If one is looking for a high point that wasn’t pre-arranged by the auction house, a version of Banksy’s popular print Girl with Balloon, from an edition of eight and including a hand spray-painted element, hammered at £1 million (£1.2 million with fees) to specialist Matt Langton, clearing its pre-sale upper estimate of £700,000.
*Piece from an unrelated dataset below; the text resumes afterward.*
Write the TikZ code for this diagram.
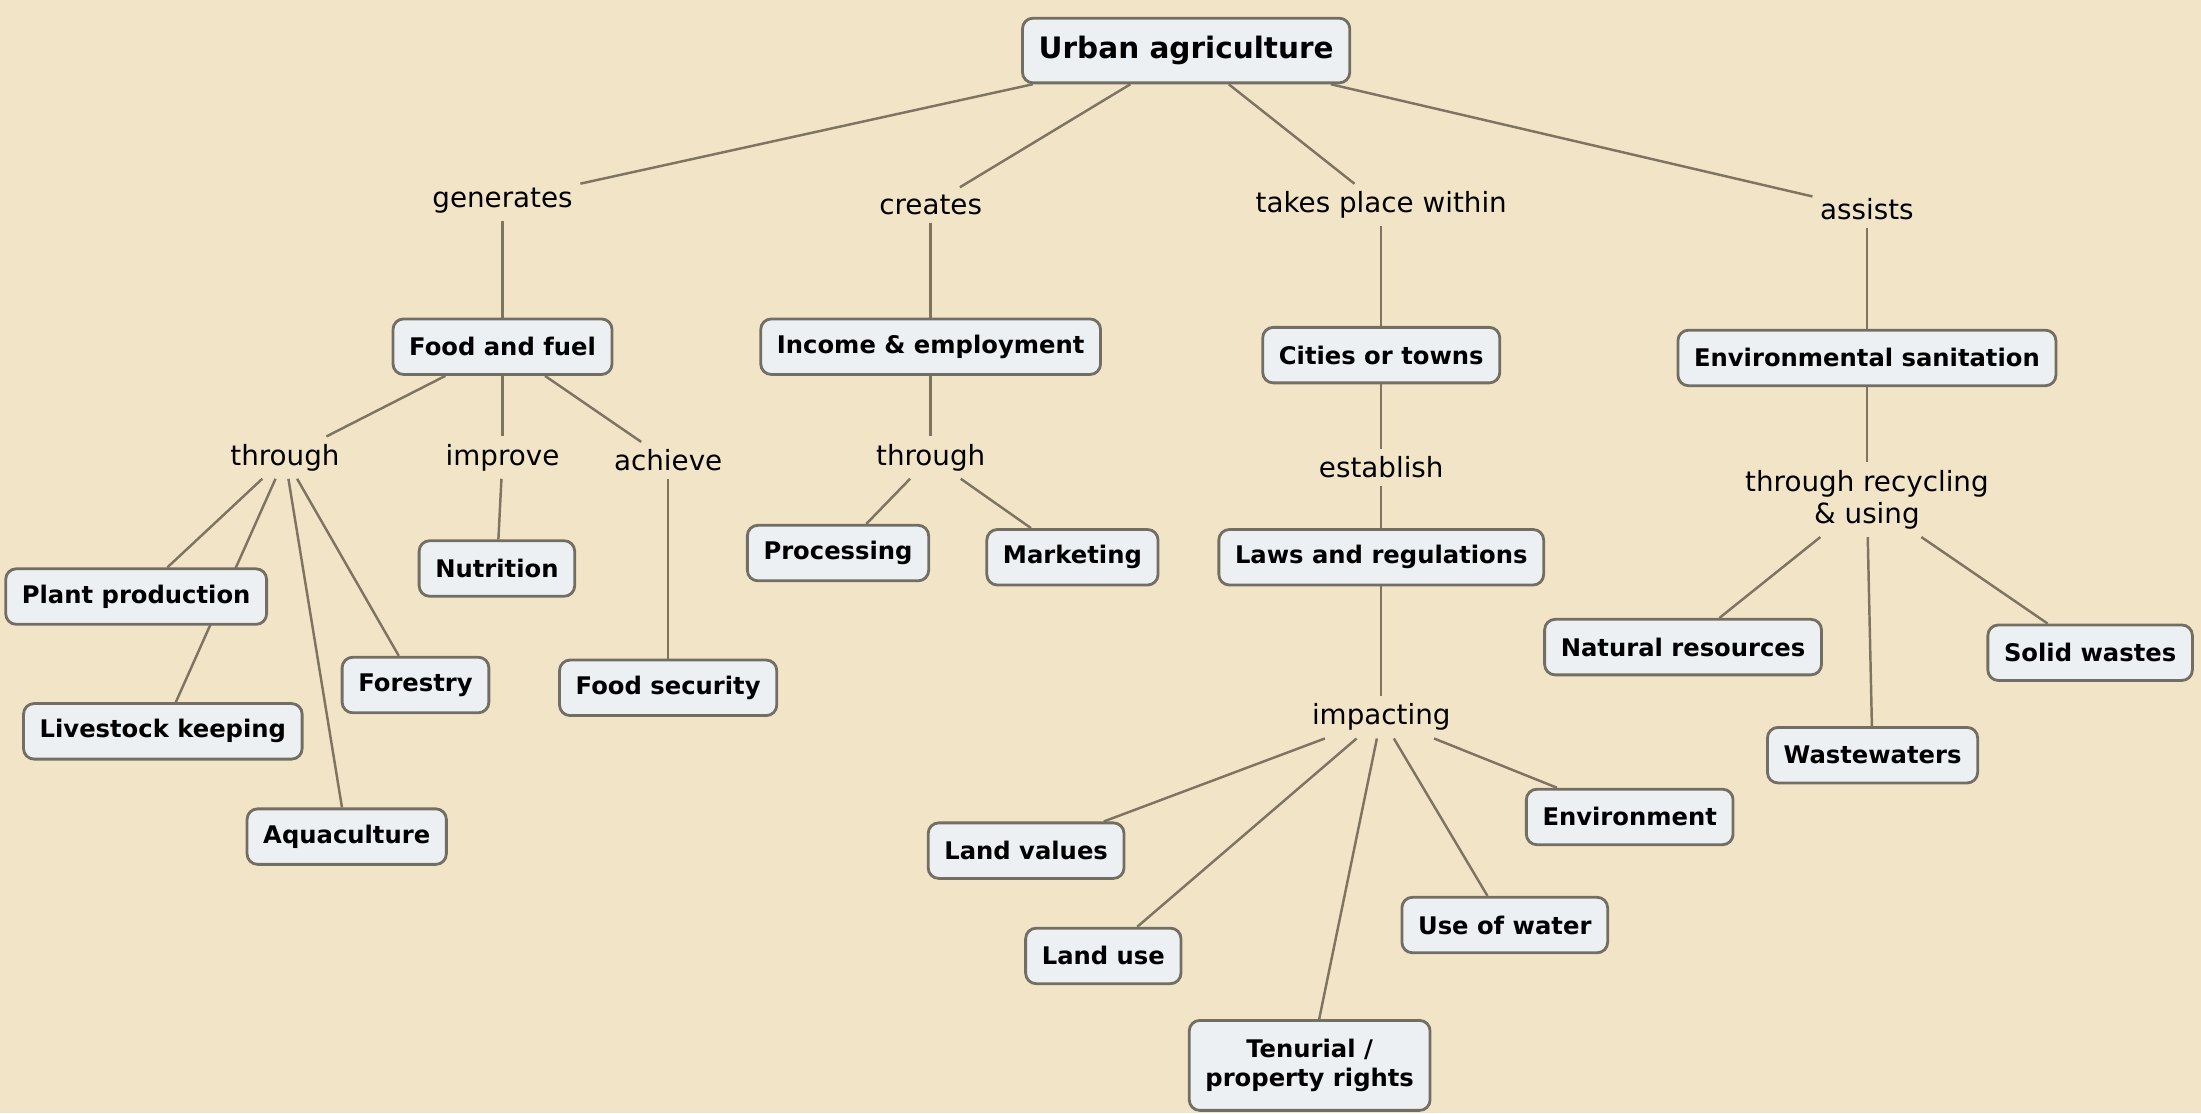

But other anticipated successes performed underwhelmingly. Ahead of the sale there was buzz around Dana Schutz’s unflattering portrait of Donald Trump descending the Trump Tower escalators to announce his 2016 presidential bid. Expectations were high given the topical interest in the US elections, as well as news that the artist, who is currently having her first UK solo show at Thomas Dane, has recently jumped to mega-gallery David Zwirner. But the 2017 painting hammered just within estimate at £550,000 (£688,000 with fees) to specialist Svetlana Marich. There was also interest in how Lynette Yiadom-Boakye’s Luminary would do ahead of the opening of her exhibition at Tate Britain next month; it hammered on its low estimate of £250,000 (£315,000 with fees).
Overall, despite the auction house’s own positive outlook on the sale, London’s art world is probably hoping for a greater degree of organic success as the week of evening sales progresses.